Reform:"Jede Straße ist für jedermann da"

Die Ausbaubeiträge sollten abgeschafft werden, fordert Peter Ohm vom VDGN.

Interview von Stephanie Hoenig

Hausbesitzer und Grundstückseigentümer sollten für den Ausbau kommunaler Straßen nicht mehr extra zur Kasse gebeten werden. Denn davon profitieren nicht sie, sondern die Allgemeinheit, sagt Peter Ohm, Präsident des Verbandes Deutscher Grundstücksnutzer (VDGN) in Berlin.

SZ: Was sind die Kritikpunkte an Straßenausbaubeiträgen?

Peter Ohm: Aus einem Ausbau der Straße vor dem Haus ergibt sich für die Anlieger kein Wertzuwachs ihres Grundstücks, oftmals wegen zunehmenden Verkehrs das Gegenteil.
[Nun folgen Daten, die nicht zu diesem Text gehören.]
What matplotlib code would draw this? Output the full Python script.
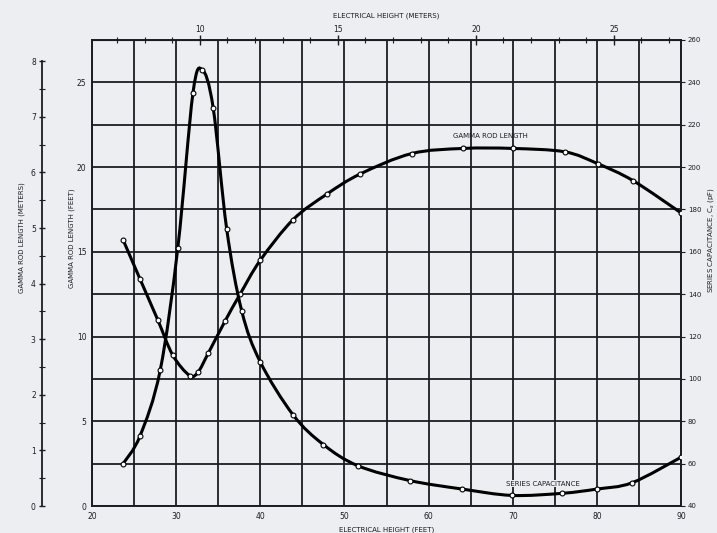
import numpy as np
import matplotlib.pyplot as plt
from matplotlib.path import Path
from matplotlib.patches import PathPatch

FT_PER_M = 3.2808

# electrical height (feet) and gamma rod length (feet)
gamma_h = [23.7, 25.7, 27.8, 29.6, 31.6, 32.6, 33.8, 35.8, 37.6, 40.0, 43.9,
           47.9, 51.9, 58.0, 64.1, 70.0, 76.2, 80.1, 84.3, 90.0]
gamma_len = [15.7, 13.4, 11.0, 8.9, 7.7, 7.9, 9.0, 10.9, 12.5, 14.5, 16.9,
             18.4, 19.6, 20.8, 21.1, 21.1, 20.9, 20.2, 19.2, 17.3]

# electrical height (feet) and series capacitance (pF)
cap_h = [23.7, 25.7, 28.1, 30.2, 32.0, 33.1, 34.4, 36.0, 37.8, 40.0, 43.9,
         47.5, 51.6, 57.8, 64.0, 69.9, 75.9, 80.0, 84.2, 90.0]
cap_pf = [60, 73, 104, 162, 235, 246, 228, 171, 132, 108, 83,
          69, 59, 52, 48, 45, 46, 48, 51, 63]

x_ticks = [20, 30, 40, 50, 60, 70, 80, 90]
m_ticks = [10, 15, 20, 25]
ft_ticks = [0, 5, 10, 15, 20, 25]
meter_ticks = [0, 1, 2, 3, 4, 5, 6, 7, 8]
pf_ticks = list(range(40, 261, 20))

bg = '#eceef1'
ink = '#1c1c24'
fs = 5.5


def smooth_path(xs, ys):
    # catmull-rom through the read points, drawn as cubic bezier
    p = np.column_stack([xs, ys]).astype(float)
    pp = np.vstack([p[0], p, p[-1]])
    verts = [p[0]]
    codes = [Path.MOVETO]
    for i in range(1, len(pp) - 2):
        c1 = pp[i] + (pp[i + 1] - pp[i - 1]) / 6
        c2 = pp[i + 1] - (pp[i + 2] - pp[i]) / 6
        verts += [c1, c2, pp[i + 1]]
        codes += [Path.CURVE4] * 3
    return Path(verts, codes)


fig = plt.figure(figsize=(7.17, 5.33), dpi=100, facecolor=bg)
ax = fig.add_axes([92 / 717, 1 - 506 / 533, 589 / 717, 466 / 533])
ax.set_facecolor(bg)
ax.set_xlim(20, 90)
ax.set_ylim(0, 27.5)
ax.set_xticks(x_ticks)
ax.set_xticks(np.arange(25, 90, 10), minor=True)
ax.set_yticks(ft_ticks)
ax.set_yticks(np.arange(2.5, 27.5, 5), minor=True)
ax.grid(which='both', color=ink, lw=1.3)
ax.tick_params(which='both', length=0, labelsize=fs, colors=ink, pad=4)
for s in ax.spines.values():
    s.set_color(ink)
    s.set_linewidth(1.4)

ax.add_patch(PathPatch(smooth_path(gamma_h, gamma_len), fc='none', ec='black', lw=2.2, zorder=3))
ax.plot(gamma_h, gamma_len, ls='none', marker='o', ms=3.5, mfc='white', mec='black', mew=0.8, zorder=4)

ax2 = ax.twinx()
ax2.set_ylim(40, 260)
ax2.set_yticks(pf_ticks)
ax2.tick_params(length=3, labelsize=5, colors=ink, pad=2)
ax2.add_patch(PathPatch(smooth_path(cap_h, cap_pf), fc='none', ec='black', lw=2.2, zorder=3))
ax2.plot(cap_h, cap_pf, ls='none', marker='o', ms=3.5, mfc='white', mec='black', mew=0.8, zorder=4)
for s in ax2.spines.values():
    s.set_visible(False)

ax.text(67.3, 214.7, 'GAMMA ROD LENGTH', transform=ax2.transData, fontsize=5,
        ha='center', va='center', color=ink, zorder=5)
ax.text(73.6, 50.6, 'SERIES CAPACITANCE', transform=ax2.transData, fontsize=5,
        ha='center', va='center', color=ink, zorder=5,
        bbox=dict(fc=bg, ec='none', pad=0.5))

top = ax.secondary_xaxis('top', functions=(lambda f: f / FT_PER_M, lambda m: m * FT_PER_M))
top.set_xticks(m_ticks)
top.set_xticks(np.arange(7, 28, 1), minor=True)
top.tick_params(which='major', direction='inout', length=7, width=1, labelsize=fs, colors=ink, pad=1)
top.tick_params(which='minor', direction='inout', length=4, width=0.8, colors=ink)
top.set_xlabel('ELECTRICAL HEIGHT (METERS)', fontsize=5, color=ink, labelpad=5)

left = ax.secondary_yaxis(-50 / 589, functions=(lambda f: f / FT_PER_M, lambda m: m * FT_PER_M))
left.set_yticks(meter_ticks)
left.set_yticks(np.arange(0.5, 8, 1), minor=True)
left.tick_params(which='major', direction='inout', length=5, width=1, labelsize=fs, colors=ink, pad=2)
left.tick_params(which='minor', direction='inout', length=4, width=0.8, colors=ink)
left.spines['left'].set_bounds(0, 8)
left.spines['left'].set_color(ink)
left.spines['left'].set_linewidth(1.3)

ax.set_xlabel('ELECTRICAL HEIGHT (FEET)', fontsize=5, color=ink, labelpad=4)
fig.text(22 / 717, 1 - 238 / 533, 'GAMMA ROD LENGTH (METERS)', rotation=90,
         fontsize=5, color=ink, ha='center', va='center')
fig.text(72 / 717, 1 - 238 / 533, 'GAMMA ROD LENGTH (FEET)', rotation=90,
         fontsize=5, color=ink, ha='center', va='center')
fig.text(711 / 717, 1 - 240 / 533, 'SERIES CAPACITANCE, C$_s$ (pF)', rotation=90,
         fontsize=5, color=ink, ha='center', va='center')

fig.savefig('out.png', dpi=100, facecolor=bg)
Auch der sogenannte Gebrauchswertvorteil, den die Grundstückseigentümer aus der verbesserten Straße angeblich ziehen sollen, ist nicht vorhanden. Den Vorteil vom Straßenausbau hat vielmehr die Allgemeinheit. Wir leben ja im Zeitalter der allgemeinen Mobilität. Beim heutigen Motorisierungsgrad ist jede Straße im Prinzip für jedermann da. Und selbst Anliegerstraßen werden nicht nur von Anliegern genutzt, nicht einmal überwiegend. In den Kommunen sind außerdem die Aufwendungen für das Eintreiben der Beiträge oftmals höher als das Ergebnis. Das alles spricht dafür, den Ausbau kommunaler Straßen von der Allgemeinheit finanzieren zu lassen, das heißt aus Steuermitteln.
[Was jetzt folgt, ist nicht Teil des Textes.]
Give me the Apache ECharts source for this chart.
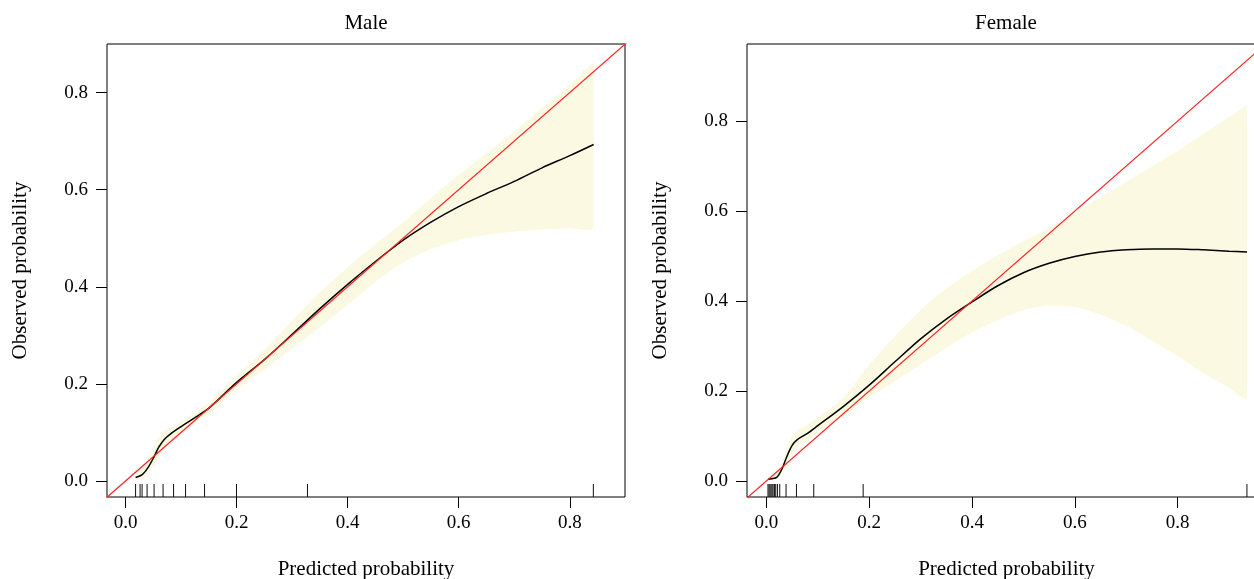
<!DOCTYPE html>
<html>
<head>
<meta charset="utf-8">
<script src="https://cdn.jsdelivr.net/npm/echarts@6/dist/echarts.min.js"></script>
<style>
html,body{margin:0;padding:0;background:#fff;}
#chart{width:1254px;height:579px;}
</style>
</head>
<body>
<div id="chart"></div>
<script>
// ---------- Male ----------
const maleX     = [0.018, 0.03, 0.04, 0.05, 0.06, 0.07, 0.08, 0.10, 0.12, 0.15, 0.20, 0.25, 0.30, 0.35, 0.40, 0.45, 0.50, 0.55, 0.60, 0.65, 0.70, 0.75, 0.80, 0.843];
const maleCurve = [0.007, 0.013, 0.027, 0.047, 0.070, 0.086, 0.096, 0.112, 0.127, 0.150, 0.203, 0.250, 0.302, 0.355, 0.405, 0.452, 0.496, 0.533, 0.565, 0.592, 0.617, 0.645, 0.670, 0.693];
const maleUpper = [0.018, 0.030, 0.045, 0.070, 0.090, 0.103, 0.110, 0.123, 0.137, 0.162, 0.218, 0.270, 0.330, 0.388, 0.440, 0.488, 0.533, 0.583, 0.630, 0.675, 0.720, 0.768, 0.816, 0.863];
const maleLower = [0.000, 0.005, 0.015, 0.030, 0.050, 0.068, 0.080, 0.098, 0.115, 0.138, 0.188, 0.230, 0.273, 0.317, 0.363, 0.410, 0.450, 0.478, 0.496, 0.507, 0.514, 0.518, 0.520, 0.521];
const maleRug   = [0.018, 0.0261, 0.0297, 0.0387, 0.0513, 0.0675, 0.0864, 0.108, 0.1422, 0.1998, 0.3276, 0.8425];

// ---------- Female ----------
const femaleX     = [0.003, 0.01, 0.02, 0.03, 0.04, 0.05, 0.06, 0.08, 0.10, 0.15, 0.20, 0.25, 0.30, 0.35, 0.40, 0.45, 0.50, 0.55, 0.60, 0.65, 0.70, 0.75, 0.80, 0.85, 0.90, 0.935];
const femaleCurve = [0.004, 0.005, 0.008, 0.026, 0.055, 0.079, 0.092, 0.106, 0.123, 0.166, 0.213, 0.265, 0.316, 0.360, 0.398, 0.434, 0.463, 0.484, 0.499, 0.509, 0.514, 0.516, 0.516, 0.514, 0.511, 0.509];
const femaleUpper = [0.009, 0.012, 0.020, 0.040, 0.075, 0.100, 0.113, 0.125, 0.141, 0.186, 0.258, 0.322, 0.380, 0.428, 0.467, 0.502, 0.533, 0.563, 0.597, 0.631, 0.665, 0.699, 0.734, 0.771, 0.809, 0.836];
const femaleLower = [0.001, 0.002, 0.005, 0.014, 0.035, 0.062, 0.078, 0.090, 0.108, 0.146, 0.185, 0.222, 0.259, 0.296, 0.330, 0.358, 0.380, 0.390, 0.387, 0.370, 0.345, 0.312, 0.278, 0.240, 0.207, 0.183];
const femaleRug   = [0.003, 0.0051, 0.007, 0.009, 0.011, 0.013, 0.0156, 0.0181, 0.0214, 0.0259, 0.0382, 0.0584, 0.0921, 0.1882, 0.9349];

// ---------- Axes ----------
const tickValues = [0, 0.2, 0.4, 0.6, 0.8];
const maleXRange = [-0.0335, 0.8995];
const maleYRange = [-0.033, 0.900];
const femaleXRange = [-0.0378, 0.972];
const femaleYRange = [-0.0356, 0.9715];
const titles = ['Male', 'Female'];
const xTitle = 'Predicted probability';
const yTitle = 'Observed probability';

const FONT = 'Liberation Serif';
const FS = 19;
const FS_T = 21;
const BAND = '#FBF9E1';

function zip(xs, ys) { return xs.map((x, i) => [x, ys[i]]); }

function xAxisDef(idx, range) {
  return {
    type: 'value', gridIndex: idx, min: range[0], max: range[1],
    axisLine: { show: false, onZero: false },
    axisTick: { show: true, inside: false, length: 11, customValues: tickValues, lineStyle: { color: '#000', width: 1 } },
    axisLabel: { customValues: tickValues, formatter: v => v.toFixed(1), margin: 17, fontSize: FS, color: '#000', fontFamily: FONT },
    splitLine: { show: false },
    name: xTitle, nameLocation: 'middle', nameGap: 62,
    nameTextStyle: { fontSize: FS_T, color: '#000', fontFamily: FONT }
  };
}
function yAxisDef(idx, range) {
  return {
    type: 'value', gridIndex: idx, min: range[0], max: range[1],
    axisLine: { show: false, onZero: false },
    axisTick: { show: true, inside: false, length: 11, customValues: tickValues, lineStyle: { color: '#000', width: 1 } },
    axisLabel: { customValues: tickValues, formatter: v => v.toFixed(1), margin: 19, fontSize: FS, color: '#000', fontFamily: FONT },
    splitLine: { show: false },
    name: yTitle, nameLocation: 'middle', nameGap: 76,
    nameTextStyle: { fontSize: FS_T, color: '#000', fontFamily: FONT }
  };
}

function bandSeries(idx, xs, up, lo) {
  const pts = zip(xs, up).concat(zip(xs, lo).reverse());
  return {
    type: 'custom', xAxisIndex: idx, yAxisIndex: idx, z: 1, silent: true,
    data: [[xs[0], lo[0]]],
    renderItem: function (params, api) {
      const c = pts.map(p => api.coord(p));
      const xsP = c.map(p => p[0]), ysP = c.map(p => p[1]);
      const cons = [[Math.min.apply(null, xsP), Math.min.apply(null, ysP)], [Math.max.apply(null, xsP), Math.max.apply(null, ysP)]];
      return { type: 'polygon', shape: { points: c, smooth: 0.2, smoothConstraint: cons }, style: { fill: BAND, stroke: null } };
    }
  };
}
function rugSeries(idx, vals, yMin) {
  return {
    type: 'custom', xAxisIndex: idx, yAxisIndex: idx, z: 3, silent: true,
    data: vals.map(v => [v, yMin]),
    renderItem: function (params, api) {
      const p = api.coord([api.value(0), api.value(1)]);
      return { type: 'line', shape: { x1: p[0], y1: p[1], x2: p[0], y2: p[1] - 13 }, style: { stroke: '#111', lineWidth: 1 } };
    }
  };
}
function curveSeries(idx, xs, ys) {
  return {
    type: 'line', xAxisIndex: idx, yAxisIndex: idx, z: 4, data: zip(xs, ys),
    showSymbol: false, smooth: 0.3, lineStyle: { color: '#000', width: 1.5 }, silent: true
  };
}
function diagSeries(idx) {
  return {
    type: 'line', xAxisIndex: idx, yAxisIndex: idx, z: 5, data: [[-0.1, -0.1], [1.1, 1.1]],
    showSymbol: false, clip: true, lineStyle: { color: '#FF2020', width: 1.2 }, silent: true
  };
}

const chart = echarts.init(document.getElementById('chart'), null, { renderer: 'canvas' });
chart.setOption({
  backgroundColor: '#fff',
  animation: false,
  textStyle: { fontFamily: FONT },
  graphic: [
    { type: 'text', x: 366, y: 23, style: { text: titles[0], fill: '#000', font: FS_T + 'px "' + FONT + '"', textAlign: 'center', textVerticalAlign: 'middle' } },
    { type: 'text', x: 1006, y: 23, style: { text: titles[1], fill: '#000', font: FS_T + 'px "' + FONT + '"', textAlign: 'center', textVerticalAlign: 'middle' } }
  ],
  grid: [
    { left: 107, top: 44, width: 518, height: 453, show: true, borderColor: '#000', borderWidth: 1, backgroundColor: 'transparent', containLabel: false, outerBoundsMode: 'none' },
    { left: 747, top: 44, width: 519, height: 453, show: true, borderColor: '#000', borderWidth: 1, backgroundColor: 'transparent', containLabel: false, outerBoundsMode: 'none' }
  ],
  xAxis: [xAxisDef(0, maleXRange), xAxisDef(1, femaleXRange)],
  yAxis: [yAxisDef(0, maleYRange), yAxisDef(1, femaleYRange)],
  series: [
    bandSeries(0, maleX, maleUpper, maleLower),
    rugSeries(0, maleRug, maleYRange[0]),
    curveSeries(0, maleX, maleCurve),
    diagSeries(0),
    bandSeries(1, femaleX, femaleUpper, femaleLower),
    rugSeries(1, femaleRug, femaleYRange[0]),
    curveSeries(1, femaleX, femaleCurve),
    diagSeries(1)
  ]
});
</script>
</body>
</html>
Was raten Sie den Anwohnern?

Wenn ein Bauprojekt in ihrer Straße bekannt wird, sollten die Anwohner sich zusammenschließen und sofort intervenieren. Sie haben zwar kein Vetorecht. Aber oft können sie Druck auf die Verantwortlichen ausüben, kein Luxusprojekt mit überbordenden Kosten zu realisieren. Kommt irgendwann ein Beitragsbescheid ins Haus, sollte innerhalb eines Monats Widerspruch dagegen eingelegt werden. Ansonsten wird der Bescheid bestandskräftig, selbst wenn er fehlerhaft ist. Das schafft Zeit, den Bescheid genau prüfen zulassen. In der Regel wird der Widerspruch abgewiesen. Danach ist wieder genau ein Monat Zeit, um, wenn das gewollt ist, Klage vor dem Verwaltungsgericht zu erheben. Allerdings ist das Kostenrisiko solch eines Prozesses hoch. Der VDGN hat hier gute Erfahrungen mit Prozessgemeinschaften gemacht, bei denen alle beteiligten Anlieger gemeinsam ein Musterverfahren führen, dessen Ergebnis für alle verbindlich ist.
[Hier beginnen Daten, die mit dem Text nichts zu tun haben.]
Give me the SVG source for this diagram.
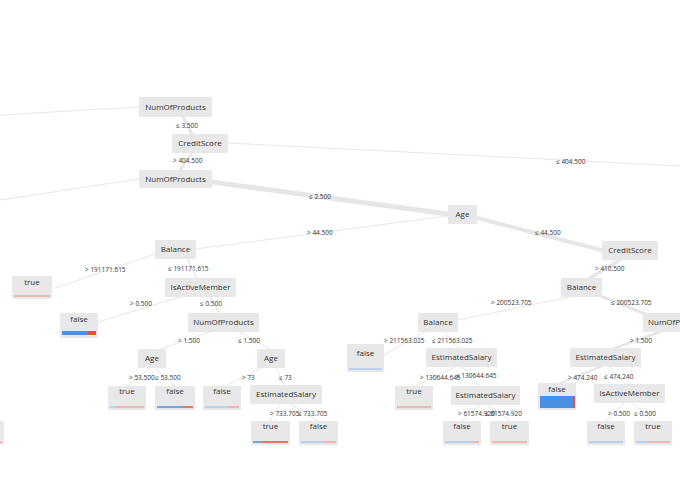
<svg xmlns="http://www.w3.org/2000/svg" width="680" height="494" viewBox="0 0 680 494">
<style>
.n rect{fill:#e8e8e8}
.n rect.fb{fill:#4a90e2}
.n rect.fr{fill:#e8503a}
.n text{font-family:"Open Sans","Liberation Sans",sans-serif;font-size:8px;fill:#333;text-anchor:middle}
.e{stroke:#e6e6e6;fill:none;stroke-linecap:round}
.l{font-family:"Open Sans","Liberation Sans",sans-serif;font-size:6.5px;fill:#333}
.b{stroke:#4a90e2;stroke-width:1.5}
.r{stroke:#e8503a;stroke-width:1.5}
.bl{stroke:#aac8f0;stroke-width:1.5}
.rl{stroke:#f0a8a0;stroke-width:1.5}
</style>
<rect width="680" height="494" fill="#fff"/>
<g id="connectors">
<path class="e" d="M139,107 L0,115" stroke-width="1"/>
<path class="e" d="M228,143 L680,166" stroke-width="1"/>
<path class="e" d="M139,179 L0,200" stroke-width="1"/>
<path class="e" d="M183,117 L192,134" stroke-width="3"/>
<path class="e" d="M192,153 L180,170" stroke-width="3"/>
<path class="e" d="M212,182 L448,214" stroke-width="5"/>
<path class="e" d="M448,216 L196,249" stroke-width="1"/>
<path class="e" d="M477,218 L605,251" stroke-width="4"/>
<path class="e" d="M155,254 L55,288" stroke-width="1"/>
<path class="e" d="M188,259 L196,278" stroke-width="1.5"/>
<path class="e" d="M620,260 L590,278" stroke-width="3.5"/>
<path class="e" d="M180,297 L98,322" stroke-width="1"/>
<path class="e" d="M210,297 L220,313" stroke-width="1.5"/>
<path class="e" d="M570,297 L458,320" stroke-width="1"/>
<path class="e" d="M596,294 L650,316" stroke-width="3"/>
<path class="e" d="M210,332 L160,349" stroke-width="1"/>
<path class="e" d="M240,332 L270,349" stroke-width="1"/>
<path class="e" d="M425,332 L384,355" stroke-width="1"/>
<path class="e" d="M444,332 L458,348" stroke-width="1"/>
<path class="e" d="M660,332 L615,348" stroke-width="2.5"/>
<path class="e" d="M150,368 L128,386" stroke-width="1"/>
<path class="e" d="M155,368 L175,386" stroke-width="1"/>
<path class="e" d="M262,368 L225,386" stroke-width="1"/>
<path class="e" d="M276,368 L284,385" stroke-width="1"/>
<path class="e" d="M455,367 L415,386" stroke-width="1"/>
<path class="e" d="M462,367 L480,386" stroke-width="1"/>
<path class="e" d="M600,367 L560,383" stroke-width="2"/>
<path class="e" d="M610,367 L625,384" stroke-width="1"/>
<path class="e" d="M280,404 L270,421" stroke-width="1"/>
<path class="e" d="M290,404 L318,421" stroke-width="1"/>
<path class="e" d="M480,405 L462,421" stroke-width="1"/>
<path class="e" d="M488,405 L510,421" stroke-width="1"/>
<path class="e" d="M624,403 L606,421" stroke-width="1"/>
<path class="e" d="M632,403 L653,421" stroke-width="1"/>
<text class="l" x="176" y="128">≤ 3.500</text>
<text class="l" x="173" y="163">&gt; 404.500</text>
<text class="l" x="556" y="164">≤ 404.500</text>
<text class="l" x="309" y="199">≤ 2.500</text>
<text class="l" x="307" y="235">&gt; 44.500</text>
<text class="l" x="535" y="235">≤ 44.500</text>
<text class="l" x="85" y="272">&gt; 191171.615</text>
<text class="l" x="168" y="271">≤ 191171.615</text>
<text class="l" x="130" y="306">&gt; 0.500</text>
<text class="l" x="200" y="306">≤ 0.500</text>
<text class="l" x="491" y="305">&gt; 200523.705</text>
<text class="l" x="611" y="305">≤ 200523.705</text>
<text class="l" x="595" y="271">&gt; 410.500</text>
<text class="l" x="178" y="343">&gt; 1.500</text>
<text class="l" x="238" y="343">≤ 1.500</text>
<text class="l" x="384" y="343">&gt; 211563.025</text>
<text class="l" x="432" y="343">≤ 211563.025</text>
<text class="l" x="630" y="343">&gt; 1.500</text>
<text class="l" x="129" y="380">&gt; 53.500</text>
<text class="l" x="155" y="380">≤ 53.500</text>
<text class="l" x="242" y="380">&gt; 73</text>
<text class="l" x="279" y="380">≤ 73</text>
<text class="l" x="420" y="380">&gt; 130644.645</text>
<text class="l" x="456" y="378">≤ 130644.645</text>
<text class="l" x="568" y="380">&gt; 474.240</text>
<text class="l" x="604" y="379">≤ 474.240</text>
<text class="l" x="270" y="416">&gt; 733.705</text>
<text class="l" x="298" y="416">≤ 733.705</text>
<text class="l" x="458" y="416">&gt; 61574.920</text>
<text class="l" x="485" y="416">≤ 61574.920</text>
<text class="l" x="608" y="416">&gt; 0.500</text>
<text class="l" x="634" y="416">≤ 0.500</text>
</g>
<g id="n1" class="n"><rect x="139" y="97" width="73" height="20"/><text x="175.5" y="110">NumOfProducts</text></g>
<g id="n2" class="n"><rect x="172" y="134" width="56" height="19"/><text x="200" y="146">CreditScore</text></g>
<g id="n3" class="n"><rect x="139" y="170" width="73" height="18"/><text x="175.5" y="182">NumOfProducts</text></g>
<g id="n4" class="n"><rect x="448" y="205" width="29" height="19"/><text x="462.5" y="217">Age</text></g>
<g id="n5" class="n"><rect x="155" y="240" width="41" height="19"/><text x="175.5" y="252">Balance</text></g>
<g id="n6" class="n"><rect x="602" y="241" width="56" height="19"/><text x="630" y="253">CreditScore</text></g>
<g id="n7" class="n"><rect x="12" y="276" width="40" height="23"/><text x="32" y="285">true</text><line class="rl" x1="14" y1="296" x2="50" y2="296"/></g>
<g id="n8" class="n"><rect x="165" y="278" width="71" height="19"/><text x="200.5" y="290">IsActiveMember</text></g>
<g id="n9" class="n"><rect x="561" y="278" width="41" height="19"/><text x="581.5" y="290">Balance</text></g>
<g id="n10" class="n"><rect x="60" y="313" width="38" height="25"/><text x="79" y="322">false</text><rect class="fb" x="62" y="331" width="26" height="4"/><rect class="fr" x="88" y="331" width="8" height="4"/></g>
<g id="n11" class="n"><rect x="188" y="313" width="71" height="19"/><text x="223.5" y="325">NumOfProducts</text></g>
<g id="n12" class="n"><rect x="418" y="313" width="40" height="19"/><text x="438" y="325">Balance</text></g>
<g id="n13" class="n"><rect x="643" y="313" width="40" height="19"/><text x="648" y="325" style="text-anchor:start">NumOfProducts</text></g>
<g id="n14" class="n"><rect x="138" y="349" width="28" height="19"/><text x="152" y="361">Age</text></g>
<g id="n15" class="n"><rect x="257" y="349" width="28" height="19"/><text x="271" y="361">Age</text></g>
<g id="n16" class="n"><rect x="347" y="344" width="37" height="28"/><text x="365.5" y="356">false</text><line class="bl" x1="349" y1="369" x2="382" y2="369"/></g>
<g id="n17" class="n"><rect x="426" y="348" width="71" height="19"/><text x="461.5" y="360">EstimatedSalary</text></g>
<g id="n18" class="n"><rect x="570" y="348" width="71" height="19"/><text x="605.5" y="360">EstimatedSalary</text></g>
<g id="n19" class="n"><rect x="108" y="386" width="38" height="24"/><text x="127" y="394">true</text><line class="bl" x1="110" y1="407" x2="116" y2="407"/><line class="rl" x1="116" y1="407" x2="144" y2="407"/></g>
<g id="n20" class="n"><rect x="155" y="386" width="40" height="24"/><text x="175" y="394">false</text><line class="b" x1="157" y1="407" x2="183" y2="407"/><line class="r" x1="183" y1="407" x2="193" y2="407"/></g>
<g id="n21" class="n"><rect x="203" y="386" width="38" height="24"/><text x="222" y="394">false</text><line class="bl" x1="205" y1="407" x2="228" y2="407"/><line class="rl" x1="228" y1="407" x2="239" y2="407"/></g>
<g id="n22" class="n"><rect x="250" y="385" width="72" height="19"/><text x="286" y="397">EstimatedSalary</text></g>
<g id="n23" class="n"><rect x="395" y="386" width="38" height="24"/><text x="414" y="394">true</text><line class="rl" x1="397" y1="407" x2="431" y2="407"/></g>
<g id="n24" class="n"><rect x="451" y="386" width="69" height="19"/><text x="485.5" y="398">EstimatedSalary</text></g>
<g id="n25" class="n"><rect x="538" y="383" width="38" height="27"/><text x="557" y="392">false</text><rect class="fb" x="540" y="396" width="33" height="12"/><rect class="fr" x="573" y="396" width="2" height="12"/></g>
<g id="n26" class="n"><rect x="594" y="384" width="71" height="19"/><text x="629.5" y="396">IsActiveMember</text></g>
<g id="n27" class="n"><rect x="251" y="421" width="39" height="24"/><text x="270.5" y="429">true</text><line class="b" x1="253" y1="442" x2="262" y2="442"/><line class="r" x1="262" y1="442" x2="288" y2="442"/></g>
<g id="n28" class="n"><rect x="299" y="421" width="39" height="24"/><text x="318.5" y="429">false</text><line class="bl" x1="301" y1="442" x2="324" y2="442"/><line class="rl" x1="324" y1="442" x2="336" y2="442"/></g>
<g id="n29" class="n"><rect x="443" y="421" width="38" height="24"/><text x="462" y="429">false</text><line class="bl" x1="445" y1="442" x2="472" y2="442"/><line class="rl" x1="472" y1="442" x2="479" y2="442"/></g>
<g id="n30" class="n"><rect x="490" y="421" width="39" height="24"/><text x="509.5" y="429">true</text><line class="rl" x1="492" y1="442" x2="527" y2="442"/></g>
<g id="n31" class="n"><rect x="587" y="421" width="38" height="24"/><text x="606" y="429">false</text><line class="bl" x1="589" y1="442" x2="623" y2="442"/></g>
<g id="n32" class="n"><rect x="634" y="421" width="38" height="24"/><text x="653" y="429">true</text><line class="bl" x1="636" y1="442" x2="648" y2="442"/><line class="rl" x1="648" y1="442" x2="670" y2="442"/></g>
<g id="n33" class="n"><rect x="-36" y="421" width="40" height="24"/><line class="rl" x1="-34" y1="442" x2="2" y2="442"/></g>
</svg>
Sehen Sie eine politische Lösung?

Wie die politische Lösung aussehen kann, hat sich in Berlin gezeigt. Dort wurde 2012 das Landesgesetz abgeschafft, nach dem Straßenausbaubeiträge zu erheben waren. So sollte es auch in den anderen Bundesländern geschehen, die solche Beiträge noch erheben. In der Regel müssen dort die Kommunalabgabengesetze entsprechend geändert werden. Der Druck in diese Richtung ist in letzter Zeit gewachsen. So wird in Bayern sehr intensiv über die Straßenausbaubeiträge diskutiert, seit München seine Beitragssatzung gekippt hat. Viel Dampf im Kessel ist auch in Thüringen, wo solche Beiträge von den Kommunen sogar rückwirkend bis 1991 erhoben werden müssen, selbst wenn die Gemeinden ihren Bürgern das lieber ersparen wollen. Thüringens Ministerpräsident Bodo Ramelow (Die Linke) hatte vor seiner Wahl Änderungen versprochen. Die Betroffenen und auch wir warten nun auf Taten.